**TASK TO COMPLETE**. Print out each record below, unaltered and complete, without its images.

>>>

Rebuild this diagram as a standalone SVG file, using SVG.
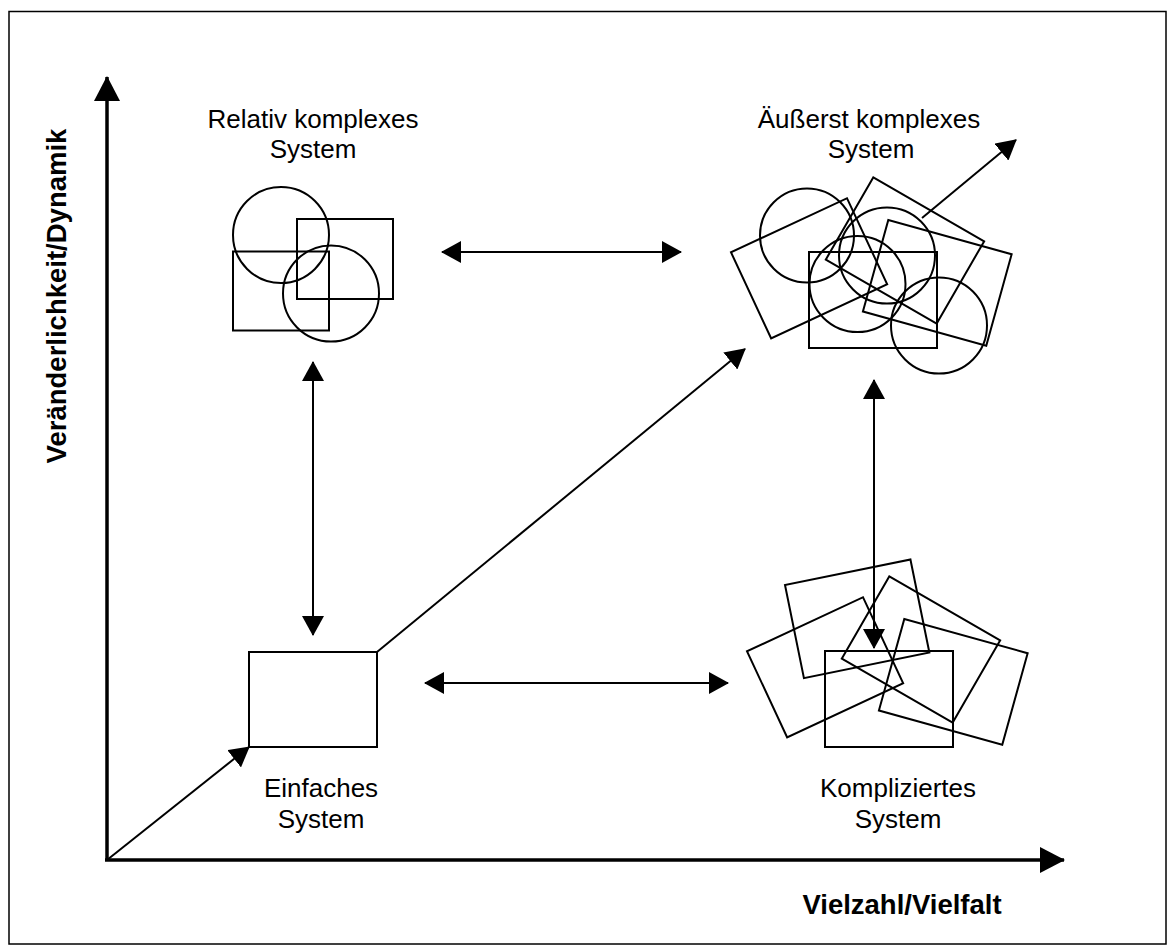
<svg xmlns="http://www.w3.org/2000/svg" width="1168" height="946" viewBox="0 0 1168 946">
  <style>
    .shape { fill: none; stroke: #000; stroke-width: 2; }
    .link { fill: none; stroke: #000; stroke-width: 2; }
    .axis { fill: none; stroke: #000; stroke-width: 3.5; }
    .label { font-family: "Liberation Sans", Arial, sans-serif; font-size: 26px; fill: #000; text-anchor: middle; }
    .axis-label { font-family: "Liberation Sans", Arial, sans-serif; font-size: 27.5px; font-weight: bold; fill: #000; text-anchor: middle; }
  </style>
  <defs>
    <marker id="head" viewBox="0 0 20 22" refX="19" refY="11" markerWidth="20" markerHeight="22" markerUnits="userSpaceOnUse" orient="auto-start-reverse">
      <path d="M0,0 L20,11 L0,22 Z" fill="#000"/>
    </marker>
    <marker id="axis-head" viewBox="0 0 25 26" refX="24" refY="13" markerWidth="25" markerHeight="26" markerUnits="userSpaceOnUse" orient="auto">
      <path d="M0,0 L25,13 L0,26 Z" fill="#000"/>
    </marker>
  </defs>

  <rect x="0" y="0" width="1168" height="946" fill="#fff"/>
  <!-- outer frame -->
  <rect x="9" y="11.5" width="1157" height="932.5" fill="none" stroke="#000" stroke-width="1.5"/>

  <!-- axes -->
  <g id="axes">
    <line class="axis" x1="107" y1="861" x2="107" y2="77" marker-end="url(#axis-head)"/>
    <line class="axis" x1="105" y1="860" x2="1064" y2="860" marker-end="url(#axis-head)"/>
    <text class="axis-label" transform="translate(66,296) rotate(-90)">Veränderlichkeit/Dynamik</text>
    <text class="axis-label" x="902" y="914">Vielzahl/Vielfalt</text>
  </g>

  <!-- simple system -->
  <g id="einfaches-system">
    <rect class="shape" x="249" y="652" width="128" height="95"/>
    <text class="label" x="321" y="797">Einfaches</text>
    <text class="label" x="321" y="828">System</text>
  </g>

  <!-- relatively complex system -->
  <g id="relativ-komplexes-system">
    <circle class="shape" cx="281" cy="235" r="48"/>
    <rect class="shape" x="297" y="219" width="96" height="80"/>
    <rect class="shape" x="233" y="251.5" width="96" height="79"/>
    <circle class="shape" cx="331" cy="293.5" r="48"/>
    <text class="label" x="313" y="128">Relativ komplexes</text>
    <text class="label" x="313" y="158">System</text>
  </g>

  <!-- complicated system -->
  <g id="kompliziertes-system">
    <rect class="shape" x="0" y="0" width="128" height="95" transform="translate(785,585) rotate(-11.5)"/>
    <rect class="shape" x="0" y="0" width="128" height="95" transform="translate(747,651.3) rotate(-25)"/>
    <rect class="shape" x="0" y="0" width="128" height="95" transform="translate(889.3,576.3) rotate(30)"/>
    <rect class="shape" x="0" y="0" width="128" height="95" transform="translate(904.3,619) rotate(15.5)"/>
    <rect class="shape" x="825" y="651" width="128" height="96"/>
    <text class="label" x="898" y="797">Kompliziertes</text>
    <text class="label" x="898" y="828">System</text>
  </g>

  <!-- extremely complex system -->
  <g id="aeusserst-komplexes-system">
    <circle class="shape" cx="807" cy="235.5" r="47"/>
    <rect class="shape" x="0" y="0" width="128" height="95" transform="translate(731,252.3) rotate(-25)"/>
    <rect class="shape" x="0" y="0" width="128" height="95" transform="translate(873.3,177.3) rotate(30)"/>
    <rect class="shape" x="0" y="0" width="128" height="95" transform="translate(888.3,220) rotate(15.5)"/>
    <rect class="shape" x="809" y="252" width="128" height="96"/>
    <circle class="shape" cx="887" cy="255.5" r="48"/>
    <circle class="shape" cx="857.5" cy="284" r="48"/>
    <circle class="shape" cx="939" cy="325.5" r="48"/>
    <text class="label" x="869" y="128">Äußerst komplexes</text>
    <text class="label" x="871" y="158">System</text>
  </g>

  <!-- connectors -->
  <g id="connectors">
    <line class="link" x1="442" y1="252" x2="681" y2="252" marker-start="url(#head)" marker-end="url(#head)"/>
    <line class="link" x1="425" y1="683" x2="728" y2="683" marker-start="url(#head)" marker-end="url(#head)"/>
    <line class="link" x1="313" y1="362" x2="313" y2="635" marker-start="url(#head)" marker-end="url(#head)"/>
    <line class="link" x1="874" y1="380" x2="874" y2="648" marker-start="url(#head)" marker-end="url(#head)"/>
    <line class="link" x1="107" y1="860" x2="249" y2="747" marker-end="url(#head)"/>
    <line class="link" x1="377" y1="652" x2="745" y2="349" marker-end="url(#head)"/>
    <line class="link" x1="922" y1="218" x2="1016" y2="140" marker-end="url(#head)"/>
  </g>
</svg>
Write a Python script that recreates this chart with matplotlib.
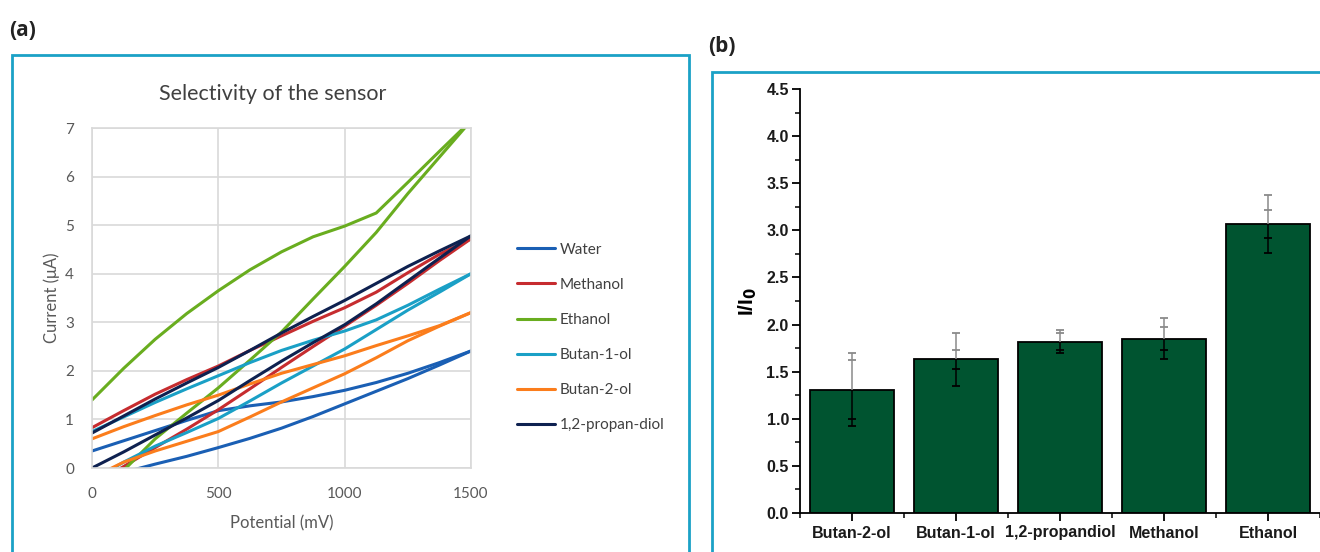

<<<

**RESULT OF THE TASK**.
Rebuild this diagram as a standalone SVG file, using SVG.
<svg xmlns="http://www.w3.org/2000/svg" width="1168" height="946" viewBox="0 0 1168 946">
  <style>
    .shape { fill: none; stroke: #000; stroke-width: 2; }
    .link { fill: none; stroke: #000; stroke-width: 2; }
    .axis { fill: none; stroke: #000; stroke-width: 3.5; }
    .label { font-family: "Liberation Sans", Arial, sans-serif; font-size: 26px; fill: #000; text-anchor: middle; }
    .axis-label { font-family: "Liberation Sans", Arial, sans-serif; font-size: 27.5px; font-weight: bold; fill: #000; text-anchor: middle; }
  </style>
  <defs>
    <marker id="head" viewBox="0 0 20 22" refX="19" refY="11" markerWidth="20" markerHeight="22" markerUnits="userSpaceOnUse" orient="auto-start-reverse">
      <path d="M0,0 L20,11 L0,22 Z" fill="#000"/>
    </marker>
    <marker id="axis-head" viewBox="0 0 25 26" refX="24" refY="13" markerWidth="25" markerHeight="26" markerUnits="userSpaceOnUse" orient="auto">
      <path d="M0,0 L25,13 L0,26 Z" fill="#000"/>
    </marker>
  </defs>

  <rect x="0" y="0" width="1168" height="946" fill="#fff"/>
  <!-- outer frame -->
  <rect x="9" y="11.5" width="1157" height="932.5" fill="none" stroke="#000" stroke-width="1.5"/>

  <!-- axes -->
  <g id="axes">
    <line class="axis" x1="107" y1="861" x2="107" y2="77" marker-end="url(#axis-head)"/>
    <line class="axis" x1="105" y1="860" x2="1064" y2="860" marker-end="url(#axis-head)"/>
    <text class="axis-label" transform="translate(66,296) rotate(-90)">Veränderlichkeit/Dynamik</text>
    <text class="axis-label" x="902" y="914">Vielzahl/Vielfalt</text>
  </g>

  <!-- simple system -->
  <g id="einfaches-system">
    <rect class="shape" x="249" y="652" width="128" height="95"/>
    <text class="label" x="321" y="797">Einfaches</text>
    <text class="label" x="321" y="828">System</text>
  </g>

  <!-- relatively complex system -->
  <g id="relativ-komplexes-system">
    <circle class="shape" cx="281" cy="235" r="48"/>
    <rect class="shape" x="297" y="219" width="96" height="80"/>
    <rect class="shape" x="233" y="251.5" width="96" height="79"/>
    <circle class="shape" cx="331" cy="293.5" r="48"/>
    <text class="label" x="313" y="128">Relativ komplexes</text>
    <text class="label" x="313" y="158">System</text>
  </g>

  <!-- complicated system -->
  <g id="kompliziertes-system">
    <rect class="shape" x="0" y="0" width="128" height="95" transform="translate(785,585) rotate(-11.5)"/>
    <rect class="shape" x="0" y="0" width="128" height="95" transform="translate(747,651.3) rotate(-25)"/>
    <rect class="shape" x="0" y="0" width="128" height="95" transform="translate(889.3,576.3) rotate(30)"/>
    <rect class="shape" x="0" y="0" width="128" height="95" transform="translate(904.3,619) rotate(15.5)"/>
    <rect class="shape" x="825" y="651" width="128" height="96"/>
    <text class="label" x="898" y="797">Kompliziertes</text>
    <text class="label" x="898" y="828">System</text>
  </g>

  <!-- extremely complex system -->
  <g id="aeusserst-komplexes-system">
    <circle class="shape" cx="807" cy="235.5" r="47"/>
    <rect class="shape" x="0" y="0" width="128" height="95" transform="translate(731,252.3) rotate(-25)"/>
    <rect class="shape" x="0" y="0" width="128" height="95" transform="translate(873.3,177.3) rotate(30)"/>
    <rect class="shape" x="0" y="0" width="128" height="95" transform="translate(888.3,220) rotate(15.5)"/>
    <rect class="shape" x="809" y="252" width="128" height="96"/>
    <circle class="shape" cx="887" cy="255.5" r="48"/>
    <circle class="shape" cx="857.5" cy="284" r="48"/>
    <circle class="shape" cx="939" cy="325.5" r="48"/>
    <text class="label" x="869" y="128">Äußerst komplexes</text>
    <text class="label" x="871" y="158">System</text>
  </g>

  <!-- connectors -->
  <g id="connectors">
    <line class="link" x1="442" y1="252" x2="681" y2="252" marker-start="url(#head)" marker-end="url(#head)"/>
    <line class="link" x1="425" y1="683" x2="728" y2="683" marker-start="url(#head)" marker-end="url(#head)"/>
    <line class="link" x1="313" y1="362" x2="313" y2="635" marker-start="url(#head)" marker-end="url(#head)"/>
    <line class="link" x1="874" y1="380" x2="874" y2="648" marker-start="url(#head)" marker-end="url(#head)"/>
    <line class="link" x1="107" y1="860" x2="249" y2="747" marker-end="url(#head)"/>
    <line class="link" x1="377" y1="652" x2="745" y2="349" marker-end="url(#head)"/>
    <line class="link" x1="922" y1="218" x2="1016" y2="140" marker-end="url(#head)"/>
  </g>
</svg>
Write a Python script that recreates this chart with matplotlib.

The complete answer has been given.